Il CommentoImposte

Disciplina equa e stabile per un corretto rapporto contribuente-fisco

La legge di Bilancio è un abito rappezzato, con tanti bonus, misure emergenziali e varie flat tax. Ma ciò che Governo e Parlamento devono edificare è un nuovo sistema tributario

di Enrico De Mita

La legge di Bilancio 2023 restituisce, con le sue misure spot, un’immagine ancora distorta del rapporto tra Fisco e contribuente.

È il segno grafico e normativo della necessità di una nuova stagione fondata sull’equità. Il che significa che oggi la disciplina tributaria è iniqua. Lo è quando ricorre a misure emergenziali come se fossero una soluzione sistematica. Altrettanto quando mantiene l’eccesso dell’aliquota come legittimazione di un fisco espropriativo. Similmente quando evoca le figure abusate della tregua, della pace, della riduzione della pressione, della rottamazione, quasi che il rapporto fisiologico con il fisco sia di guerra, di contrasto, di schiacciamento o, ancora, quasi che l’obbligazione tributaria, nella sua declinazione esiziale, diventi un rottame non più in uso e da scontare a peso, avendo perso l’identità originaria. L’abitudine non crea il concetto. Al contrario è il concetto originario che deve impostare una nuova consuetudine giuridica.
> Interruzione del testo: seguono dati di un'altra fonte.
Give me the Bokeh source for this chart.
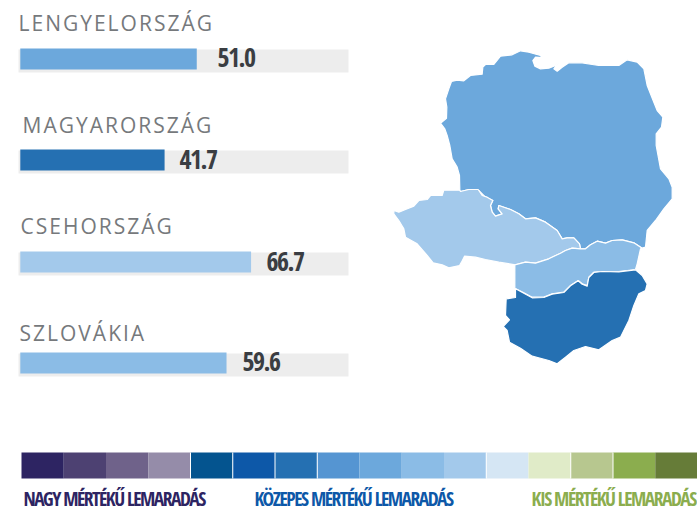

Risulta evidente che serve un nuovo vocabolario. La nostra Costituzione è, anzitutto, una mirabile composizione linguistica. Ad essa restituiamo l’esposizione del rapporto tra Fisco e contribuente, distante tanto dalla dottrina del fisco quanto dal pregiudizio contra fiscum.

La funzione impositiva nasce dalla legge, applicata dall’atto di accertamento del privato che deve identificarsi con i principi fondanti dell’interesse fiscale, costituzionalmente orientato.

Appropriarsi di una corretta concezione del rapporto obbligatorio tributario, informato al principio di capacità contributiva (articolo 53 della Costituzione) significa appropriarsi della posizione della persona (articolo 2 della Costituzione), prima ancora che del cittadino, nella comunità sociale.

L’abito rappezzato che la legge di Bilancio 2023 ci riconsegna, al di là dei filtri distorsivi, è un’antologia di superbonus (il pasticcio infinito del 110% tra volontà e non potere), proroga bonus mobili, finto respiro di libertà (contante elevato a 5.000 euro); definizioni agevolate di avvisi bonari, liti fiscali pendenti, cartelle e ruoli; ravvedimenti speciali, flat tax incrementale, misure emergenziali contro il caro energia tra annullamento di oneri generali di sistema, bonus sociali e crediti d’imposta per l’acquisto di carburante.

Parliamo di «pacchetti» più o meno articolati per famiglie, lavoro e imprese. Ma ciò che Governo e Parlamento devono edificare è un nuovo sistema tributario. Non si tratta di ampliare i regimi forfettari o i regimi sostitutivi, sino all’aberrazione di immaginare un regime fiscale delle mance nei settori della ristorazione e delle attività ricettive. L’orizzonte del legislatore deve muoversi davvero dalla tassazione delle donazioni manuali o minimali? sulle quali non può appuntarsi l’attenzione del riformatore responsabile.

La legge di Bilancio, per esempio, procede nella giusta direzione quando riduce la tassazione sulle somme erogate ai lavoratori dipendenti del settore privato a titolo di premi di risultato o partecipazione agli utili d’impresa. O ancora, quando allude ad una politica fiscale di favore per l’acquisto della prima casa o di esenzione Imu per immobili occupati. Il coraggio politico di un nuovo condono generale è mancato, ed è comprensibile. Ma una rivoluzione epocale del sistema tributario non può escluderlo, collocandolo nella funzione di introdurre una nuova stagione tributaria, della certezza della norma e della sanzione delle nuove violazioni. In altre parole, l’applicazione del principio di uglianza formale e sostanziale (articolo 3 della Costituzione), impone l’elaborazione di un sistema normativo chiaro e di immediata applicazione, risposta univoca all’incertezza, tutta italiana, dello «stare non decisis» e delle disfunzioni nomofilattiche che falsano la concorrenza e che continuamente ispirano il genio eroico degli operatori economici che vogliono sopravvivere e rimanere competitivi rispetto ai loro colleghi esteri.

Prevedere una disciplina tributaria equa, certa e stabile rappresenta la premessa, costituzionalmente necessitata, per la certezza operativa, attuativa e progettuale. Fiducia e collaborazione tra cittadino e fisco richiedono aliquote eque e stabilità normativa, senza deleghe in bianco alle sentenze additive dei giudici.